California business looking forward to reopening of trade office in China

150 150 Cheryl Getuiza

The signing of AB 2012 at the Bay Area Council’s annual meeting. (Photo courtesy of Bay Area Council)

Get ready global market, California is ready to do business!

That’s the message from Governor Jerry Brown after signing Assembly Bill 2012. The bill, crafted with help from the Bay Area Council, paves the way for California to have a presence in the foreign market once again.

“This is a significant step in the right direction for our economy and for businesses in the state,” said Sean Randolph, President and CEO of the Bay Area Council Economic Institute. “It won’t get us all the way there, but it is significant.”

Governor Brown announced California will open a trade office in China and the Governor’s Office of Business and Economic Development (GO-Biz) will partner up with the Bay Area Council to manage it.

To top it off, Randolph said the state will not have to spend a dime to reopen the foreign trade office, as it will be funded privately with private public partnerships.

China is the world’s fastest growing economy and, despite the importance of foreign markets to the state, California’s foreign trade offices and the Technology, Trade and Commerce Agency closed in 2003 due to budget constraints.

“The offices were actively involved. It was the largest network in the country. Since then California has been unrepresented overseas for trade and investments,” said Randolph.

Access to China’s markets will be critical to the recovery and success of California’s economy. The state is a leader in foreign exports and China is a key partner. In 2011, California exported nearly $160 billion to 227 foreign economies, supporting more than 440,000 jobs. 

And California exports to China have grown 300 percent, from $3.5 billion in 2000 to more than $14 billion in 2011. Reopening the trade office doors will only help boost these numbers more. 

“This means for the first time in nearly a decade, we will have a clear place where California businesses can go for a support on business and economic development overseas,” added Randolph. “The complaint for years, from the business community, has always been there has been no support. Well, now here’s the support for California businesses looking to expand into the Chinese market. It’ll also give businesses a chance to look for Chinese investors looking to come to California.”

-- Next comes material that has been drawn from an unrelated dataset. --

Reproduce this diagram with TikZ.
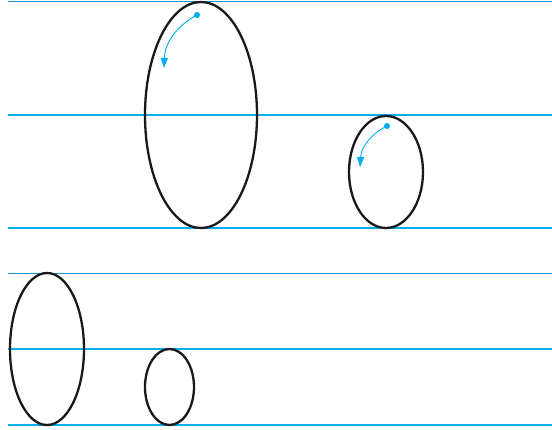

The partnership will have a governing board of advisors from members of other business organizations and non-profits throughout the state.

“Right now this is our best option available,” said Randolph. “The Council will be very involved in developing a strategy and to build long term relationship with China. The Governor is very focused on China. He proved that he’s willing to get California business back in China through private public partnerships.”